Naturally, you hoped your parents and kids would have a meaningful and loving relationship. It must be bitterly disappointing to find they have little interest in spending time with your kids and when they do, are critical of their behaviour. I’m interested to know if your parents were like this when you were growing up. There are plenty of stories of former disciplinarians softening with age, and dispensing biscuits when their own children would have received punishment. But I’ve never heard of the reverse happening. 

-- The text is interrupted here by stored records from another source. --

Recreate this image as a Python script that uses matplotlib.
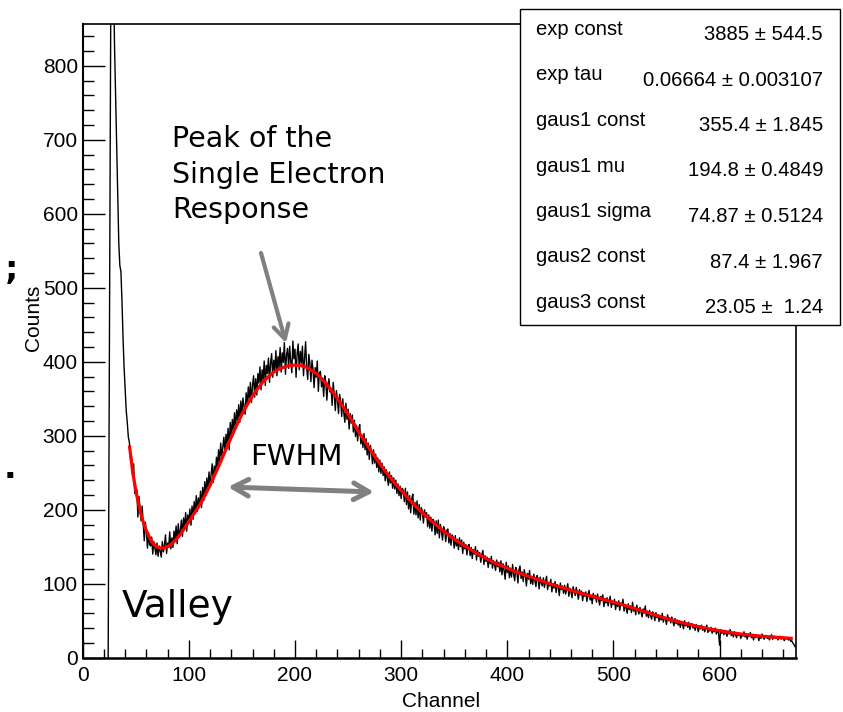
import numpy as np
import matplotlib
matplotlib.use("Agg")
import matplotlib.pyplot as plt
from matplotlib.patches import Rectangle
from matplotlib.ticker import MultipleLocator, FormatStrFormatter
from matplotlib import font_manager as fm

# ---------------- data ----------------
hist_first_channel = 24
hist_counts = [
    0, 350, 700, 1100, 1050, 920, 826, 758, 685, 616, 560, 530, 522, 482, 432, 392, 362, 334, 318, 298,
    291, 270, 272, 246, 262, 222, 225, 227, 190, 218,
    203, 185, 205, 181, 158, 183, 171, 148, 169, 153,
    151, 163, 140, 157, 148, 139, 155, 137, 151, 144,
    136, 157, 143, 152, 166, 141, 155, 149, 170, 147,
    162, 149, 171, 158, 178, 154, 181, 163, 172, 186,
    164, 189, 175, 196, 171, 193, 182, 201, 179, 205,
    187, 211, 195, 219, 198, 216, 204, 225, 203, 230,
    212, 238, 219, 243, 226, 251, 232, 248, 262, 237,
    259, 247, 271, 256, 281, 262, 290, 271, 284, 298,
    276, 302, 289, 310, 281, 318, 300, 322, 306, 331,
    309, 335, 321, 342, 318, 347, 330, 351, 339, 329,
    358, 340, 366, 349, 372, 345, 368, 381, 352, 377,
    355, 384, 371, 393, 362, 389, 376, 401, 368, 395,
    384, 405, 372, 398, 411, 379, 402, 388, 415, 381,
    407, 392, 419, 386, 412, 399, 426, 383, 409, 418,
    391, 421, 400, 385, 428, 404, 417, 379, 411, 424,
    389, 414, 398, 421, 381, 405, 427, 392, 376, 410,
    398, 373, 402, 389, 365, 392, 379, 401, 360, 385,
    387, 366, 378, 353, 381, 374, 348, 369, 377, 359,
    364, 341, 372, 355, 334, 361, 349, 330, 356, 347,
    326, 350, 331, 318, 344, 322, 336, 309, 330, 317,
    328, 305, 321, 299, 314, 293, 309, 315, 289, 301,
    284, 303, 281, 296, 274, 290, 268, 287, 279, 262,
    281, 263, 275, 257, 270, 251, 267, 249, 263, 246,
    258, 239, 254, 242, 233, 251, 236, 246, 229, 243,
    228, 240, 222, 235, 219, 232, 215, 229, 226, 211,
    229, 207, 224, 201, 219, 196, 215, 221, 194, 210,
    193, 212, 189, 207, 186, 203, 198, 182, 200, 190,
    196, 177, 193, 175, 190, 171, 187, 184, 166, 185,
    168, 186, 162, 180, 171, 159, 177, 173, 157, 172,
    174, 155, 168, 152, 166, 163, 148, 165, 151, 160,
    146, 162, 150, 159, 141, 156, 147, 153, 139, 151,
    153, 138, 149, 134, 146, 140, 150, 132, 145, 137,
    142, 129, 139, 145, 126, 138, 130, 136, 122, 134,
    127, 137, 121, 131, 125, 118, 132, 123, 129, 116,
    131, 112, 127, 118, 106, 129, 115, 124, 108, 121,
    109, 126, 113, 104, 122, 117, 101, 119, 124, 107,
    116, 103, 119, 111, 97, 114, 106, 118, 100, 110,
    99, 113, 104, 96, 111, 107, 93, 109, 101, 97,
    108, 95, 103, 110, 92, 101, 97, 106, 89, 100,
    94, 103, 88, 99, 96, 84, 101, 92, 97, 87,
    98, 86, 93, 100, 83, 94, 89, 81, 96, 90,
    84, 95, 87, 79, 92, 85, 90, 77, 88, 83,
    89, 76, 85, 91, 78, 84, 73, 87, 80, 84,
    75, 86, 79, 71, 83, 77, 85, 69, 80, 74,
    81, 70, 77, 83, 68, 76, 72, 79, 65, 75,
    69, 77, 64, 74, 71, 79, 63, 72, 67, 60,
    73, 65, 70, 61, 75, 63, 68, 58, 71, 64,
    59, 68, 62, 55, 66, 60, 70, 56, 63, 54,
    64, 57, 52, 62, 59, 50, 61, 54, 58, 49,
    57, 51, 60, 48, 55, 52, 45, 58, 50, 54,
    47, 55, 49, 43, 53, 46, 51, 44, 50, 41,
    49, 45, 39, 50, 43, 47, 41, 48, 38, 45,
    46, 40, 44, 37, 45, 41, 35, 43, 39, 44,
    37, 42, 35, 40, 44, 34, 39, 36, 41, 33,
    39, 35, 40, 32, 37, 34, 17, 38, 33, 36,
    31, 37, 33, 29, 36, 32, 38, 30, 34, 28,
    35, 31, 27, 34, 30, 33, 26, 32, 29, 35,
    28, 32, 25, 31, 29, 34, 27, 30, 24, 31,
    27, 31, 29, 23, 30, 26, 32, 28, 25, 29,
    30, 26, 28, 24, 29, 31, 25, 27, 29, 26,
    28, 24, 27, 29, 25, 28, 26, 23, 27, 26,
    25, 24, 26, 22, 23, 20, 18, 15,
]

fit_channels = [44, 47, 50, 53, 56, 59, 62, 65, 68, 71, 74, 77, 80, 84, 88, 92, 96, 100,
                105, 110, 115, 120, 125, 130, 135, 140, 145, 150, 155, 160, 165, 170, 175,
                180, 185, 190, 195, 200, 205, 210, 215, 220, 225, 230, 235, 240, 245, 250,
                255, 260, 265, 270, 275, 280, 285, 290, 295, 300, 310, 320, 330, 340, 350,
                360, 370, 380, 390, 400, 410, 420, 430, 440, 450, 460, 470, 480, 490, 500,
                510, 520, 530, 540, 550, 560, 570, 580, 590, 600, 610, 620, 630, 640, 650,
                660, 669]
fit_values = [287, 252, 226, 205, 188, 175, 165, 157, 152, 149, 148, 148.5, 150, 154, 160, 167,
              175, 184, 195, 206, 219, 233, 249, 265, 282, 298, 314, 329, 342, 354, 364, 373,
              380, 386, 390, 393, 395, 395.5, 395, 393, 389, 384, 377, 369, 360, 350, 340, 329,
              317, 305, 294, 283, 272, 262, 252, 243, 234, 226, 210, 196, 183, 171, 160, 151,
              142, 134, 127, 121, 115, 110, 105, 100, 95.5, 91, 87, 83, 79, 75, 71, 66.5, 62,
              57.5, 53, 49, 45.5, 42, 39, 36.5, 34, 32, 30.5, 29, 28, 27, 26]

x_label = "Channel"
y_label = "Counts"
stat_names = ["exp const", "exp tau", "gaus1 const", "gaus1 mu", "gaus1 sigma",
              "gaus2 const", "gaus3 const"]
stat_values = ["3885 ± 544.5", "0.06664 ± 0.003107", "355.4 ± 1.845", "194.8 ± 0.4849",
               "74.87 ± 0.5124", "87.4 ± 1.967", "23.05 ±  1.24"]

# ---------------- layout ----------------
W, H = 843, 712
fig = plt.figure(figsize=(W / 100, H / 100), dpi=100)
fig.patch.set_facecolor("white")


def fx(x):
    return x / W


def fy(y):
    return 1 - y / H


names = {f.name for f in fm.fontManager.ttflist}
if "Liberation Sans Narrow" in names:
    SANS = "Liberation Sans Narrow"
    tick_size, stat_size, title_size = 16.5, 16.5, 16.5
else:
    SANS = "Liberation Sans"
    tick_size, stat_size, title_size = 15.0, 14.6, 15.0
HAND = "DejaVu Sans"

L, R, T, B = 82.7, 796, 24.3, 657.7
ax = fig.add_axes([fx(L), fy(B), fx(R) - fx(L), fy(T) - fy(B)])

channels = np.arange(hist_first_channel, hist_first_channel + len(hist_counts))
ax.plot(channels, hist_counts, color="black", lw=1.0, zorder=2)
ax.plot(fit_channels, fit_values, color="#ff0000", lw=2.3, zorder=3, solid_capstyle="butt")

ax.set_xlim(0, 672)
ax.set_ylim(0, 856)
ax.xaxis.set_major_locator(MultipleLocator(100))
ax.xaxis.set_minor_locator(MultipleLocator(20))
ax.yaxis.set_major_locator(MultipleLocator(100))
ax.yaxis.set_minor_locator(MultipleLocator(20))
ax.xaxis.set_major_formatter(FormatStrFormatter("%d"))
ax.yaxis.set_major_formatter(FormatStrFormatter("%d"))

ax.tick_params(axis="x", which="major", direction="in", length=13.3, width=1.0, pad=6.0,
               labelsize=tick_size, top=False)
ax.tick_params(axis="x", which="minor", direction="in", length=6.6, width=1.0, top=False)
ax.tick_params(axis="y", which="major", direction="in", length=15.8, width=1.0, pad=3.5,
               labelsize=tick_size, right=False)
ax.tick_params(axis="y", which="minor", direction="in", length=7.7, width=1.0, right=False)
for lab in ax.get_xticklabels() + ax.get_yticklabels():
    lab.set_fontfamily(SANS)

ax.spines["left"].set_linewidth(1.5)
ax.spines["bottom"].set_linewidth(1.8)
ax.spines["top"].set_linewidth(1.2)
ax.spines["right"].set_linewidth(1.2)

# axis titles
fig.text(fx(441), fy(707), x_label, ha="center", va="baseline", fontsize=title_size, family=SANS)
fig.text(fx(34), fy(318), y_label, ha="center", va="center", rotation=90, fontsize=title_size,
         family=SANS)

# stats box
fig.add_artist(Rectangle((fx(520), fy(325)), fx(840) - fx(520), fy(9.3) - fy(325),
                         transform=fig.transFigure, facecolor="white", edgecolor="black",
                         lw=1.0, zorder=10))
for i, (n, v) in enumerate(zip(stat_names, stat_values)):
    base = 35 + 45.5 * i
    fig.text(fx(536), fy(base), n, ha="left", va="baseline", fontsize=stat_size, family=SANS,
             zorder=11)
    fig.text(fx(823), fy(base + 5), v, ha="right", va="baseline", fontsize=stat_size,
             family=SANS, zorder=11)

# annotations
gray = "#808080"
hand_size = 20.5
fig.text(fx(172), fy(146.7), "Peak of the", ha="left", va="baseline", fontsize=hand_size,
         family=HAND)
fig.text(fx(172), fy(183.3), "Single Electron", ha="left", va="baseline", fontsize=hand_size,
         family=HAND)
fig.text(fx(172), fy(218.3), "Response", ha="left", va="baseline", fontsize=hand_size,
         family=HAND)
ax.annotate("", xy=(fx(286), fy(343)), xycoords="figure fraction",
            xytext=(fx(261), fy(253)), textcoords="figure fraction",
            arrowprops=dict(arrowstyle="->,head_length=1.0,head_width=0.55", color=gray,
                            lw=3.0, shrinkA=0, shrinkB=0))

fig.text(fx(296), fy(465), "FWHM", ha="center", va="baseline", fontsize=21, family=HAND)
ax.annotate("", xy=(fx(228), fy(487)), xycoords="figure fraction",
            xytext=(fx(374), fy(492)), textcoords="figure fraction",
            arrowprops=dict(arrowstyle="<->,head_length=1.1,head_width=0.6", color=gray,
                            lw=3.6, shrinkA=0, shrinkB=0))

fig.text(fx(122), fy(617), "Valley", ha="left", va="baseline", fontsize=27, family=HAND)

# remnants of slide text at the left edge
fig.text(fx(12), fy(270), ";", ha="center", va="center", fontsize=24, fontweight="bold",
         family=HAND)
fig.text(fx(10), fy(468), ".", ha="center", va="center", fontsize=24, fontweight="bold",
         family=HAND)

fig.savefig("out.png", dpi=100, facecolor="white")
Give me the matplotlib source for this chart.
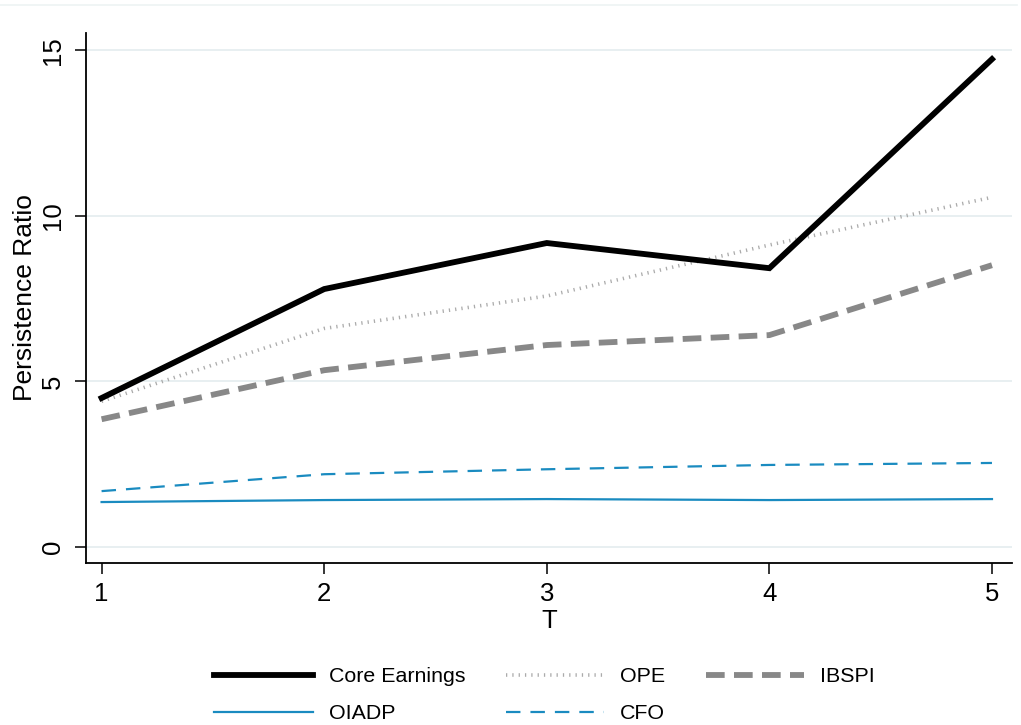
import matplotlib
matplotlib.use("Agg")
import matplotlib.pyplot as plt
from matplotlib.lines import Line2D

T = [1, 2, 3, 4, 5]
core_earnings = [4.50, 7.79, 9.18, 8.42, 14.73]
ope = [4.40, 6.60, 7.58, 9.12, 10.56]
ibspi = [3.86, 5.34, 6.10, 6.40, 8.51]
oiadp = [1.36, 1.42, 1.45, 1.42, 1.45]
cfo = [1.69, 2.20, 2.35, 2.48, 2.54]
yticks = [0, 5, 10, 15]

FONT = ["Liberation Sans", "DejaVu Sans"]
FS = 18.5
blue = "#1a8bc0"

fig = plt.figure(figsize=(10.21, 7.25), dpi=100)
W, H = 1021, 725
left, right, top, bottom = 86, 1012, 33, 563
ax = fig.add_axes([left / W, 1 - bottom / H, (right - left) / W, (bottom - top) / H])

ax.plot(T, core_earnings, color="black", lw=4.2, solid_joinstyle="miter", label="Core Earnings", zorder=5)
ax.plot(T, ope, color="#ababab", lw=2.6, dashes=(0.35, 1.4), label="OPE", zorder=4)
ax.plot(T, ibspi, color="#888888", lw=4.2, dashes=(3.2, 1.6), label="IBSPI", zorder=4)
ax.plot(T, oiadp, color=blue, lw=1.6, label="OIADP", zorder=3)
ax.plot(T, cfo, color=blue, lw=1.6, dashes=(6.5, 4.5), label="CFO", zorder=3)

ax.set_xlim(0.93, 5.09)
ax.set_ylim(-0.48, 15.52)
ax.set_yticks(yticks)
ax.set_xticks(T)
ax.grid(axis="y", color="#e8eff1", lw=1.4)
ax.set_axisbelow(True)
for s in ["top", "right"]:
    ax.spines[s].set_visible(False)
for s in ["left", "bottom"]:
    ax.spines[s].set_linewidth(1.3)
ax.tick_params(axis="both", length=8, width=1.1, color="black")
ax.set_xticklabels([str(t) for t in T], fontsize=FS, family=FONT)
ax.set_yticklabels([str(v) for v in yticks], fontsize=FS, family=FONT, rotation=90, va="center")
ax.tick_params(axis="x", pad=6)
ax.tick_params(axis="y", pad=7)
ax.set_xlabel("T", fontsize=FS, family=FONT, labelpad=2)
ax.set_ylabel("Persistence Ratio", fontsize=19, family=FONT, labelpad=3)

# faint outer border line at top of graph region
fig.add_artist(Line2D([0, 1017 / W], [1 - 5 / H, 1 - 5 / H], color="#edf3f4", lw=1.2))

handles, labels = ax.get_legend_handles_labels()
order = [0, 3, 1, 4, 2]
leg = fig.legend([handles[i] for i in order], [labels[i] for i in order],
                 ncol=3, loc="upper left", bbox_to_anchor=(195 / W, 1 - 648 / H),
                 frameon=False, handlelength=4.6, handletextpad=0.75,
                 columnspacing=1.9, labelspacing=0.85,
                 prop={"family": FONT, "size": 15.4})

fig.savefig("out.png", dpi=100, facecolor="white")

Before giving up on them completely, it might be worth having a heart-to-heart conversation. I’d leave out any criticisms of their grandparenting style, and hold off on airing any grievances, like how exhausted you are, or what you feel they owe you. Simply say it would mean a lot to you if they tried to build a special relationship with your children and ask if there’s anything you could do to help facilitate that. It could be, for whatever reason, they’re feeling defensive, and a heartfelt conversation free of any perceived criticism might inspire them to be more generous or present. It could also provide you with some important emotional context you might be missing. 

Then again, it might have absolutely no effect at all.  

If you have a second set of more involved grandparents, you could try to leverage that against them and inspire a spirit of competitive, inter-grandparental jealousy. You could even pretend the kids miss spending time with them, whether or not that’s strictly true. Those unmotivated by a sense of duty can sometimes be won over by flattery. 

There’s a possibility that they’re just awkward around the kids, and don’t know how to love them. I had one set of grandparents who specialised in ice cream and trips to the park. But I also had a close relationship with my grandfather, a kind but eccentric man who spoke to children as if they had a PhD in astrophysics and bought us advanced medical anatomy textbooks for our birthdays. He wasn’t the kind to throw sleepovers, but he found other ways to show affection, like writing letters on horse-themed notepaper and taking me to the orchestra to hear Bach’s Goldberg Variations. It wasn’t a traditional relationship, and I’m sure my parents pulled a lot of strings behind the scenes. But it was meaningful to me. 

If your parents fall into this category, perhaps they need a little coaching. Do they have any hobbies they could include the kids in? Going to the cinema? Gardening? Memorising every bone in the human body? The problem may resolve itself when your kids get older. Some people are just naturally awkward around very young children. 

There’s also the possibility that your parents will never truly step up to the plate. 

If you really can’t get through to them, that’s disappointing, and I feel for your kids, who I’m sure are completely adorable and deserving of love. But that doesn’t mean they have to miss out on miniature train rides and trips to the duck pond. If your parents don’t want to be involved, the next best advice is to build your own village. Do you have any other relatives nearby – brothers or sisters or cousins who have shown an interest? Any kindly neighbourhood witches or eccentric lesbian aunts? Perhaps you already have a few close friends who adore your kids and might be honoured to be appointed godparents. You might be surprised at who is willing to step up, if invited. 

I hate giving this kind of advice because ideally we would live in a society where the burden of caring for children wasn’t the sole responsibility of the parents. But ultimately that genetic connection isn’t nearly as important as the experience of being loved unconditionally and spoiled absolutely rotten. If your parents aren’t up to the task, that doesn’t mean your kids will never have the kind of love your grandparents lavished on you. Just that you might have to look beyond your immediate family to find it.